The Attempted Coup in Bhutan

Western Shugden Society
December 8, 2009

Filed under: buddhism — goldenmala

Thimpu, Bhutan

This is one of Open Secrets Concerning the Fourteenth Dalai Lama presented in the book A Great Deception by the Western Shugden Society. I found more details about the Attempted Coup in Bhutan in the book The Making of Modern Tibet By A. Tom Grunfeld. Below are a few excerpts from page 206.
In April 1973, just months before the official coronation of the current monarch, King Jigme Singye Wangchuck, the government of Bhutan announced the arrest of more than thirty individuals, almost all of them Tibetan refugees. The arrests were said to be in response to a plot that had begun a year earlier with the fatal heart attack of the previous monarch. During the latter years of this king’s reign, one of the most influential people was his alleged mistress. This woman, Ashi Yanki, was accused of being the ringleader of a group that had plotted to kill the young heir to the throne, set fire to the capital of Thimpu, and, in the resulting confusion, carry out a coup that would have effectively put Bhutan under the control of Tibetan refugees. The purpose of this coup, it was claimed, was to turn Bhutan into a military camp and a staging area for raids into neighboring China. It was further alleged that Ashi Yanki’s major source of support and encouragement was none other than Gyalo Thondup [the Dalai Lama's brother]. …

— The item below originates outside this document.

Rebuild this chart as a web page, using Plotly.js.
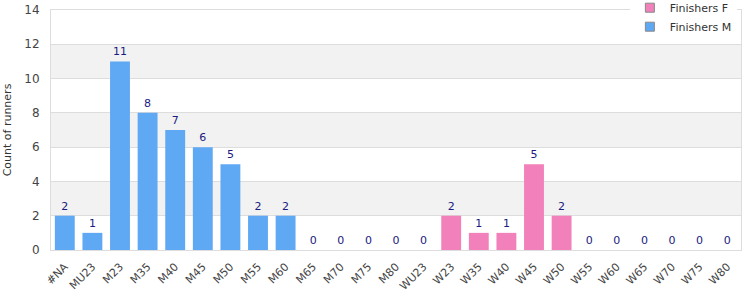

The Dalai Lama must maintain the absolute and undivided loyalty of the refugees in order to preserve his secular power. He is opposed to assimilation, and is especially opposed to the acquisition of citizenship in the settelment countries. In 1979, it was rumored that representatives of the Dalai Lama were warning Tibetans not to choose Bhutanese citizenship, lest they be barred from any future “independent” Tibet. …

In response, the Bhutanese, wanting all Tibetans to assume citizenship and profess their political loyaties solely to their king, have promised the refugees that they are free to renounce Bhutanese citizenship any time in the future – as are all Bhutanese.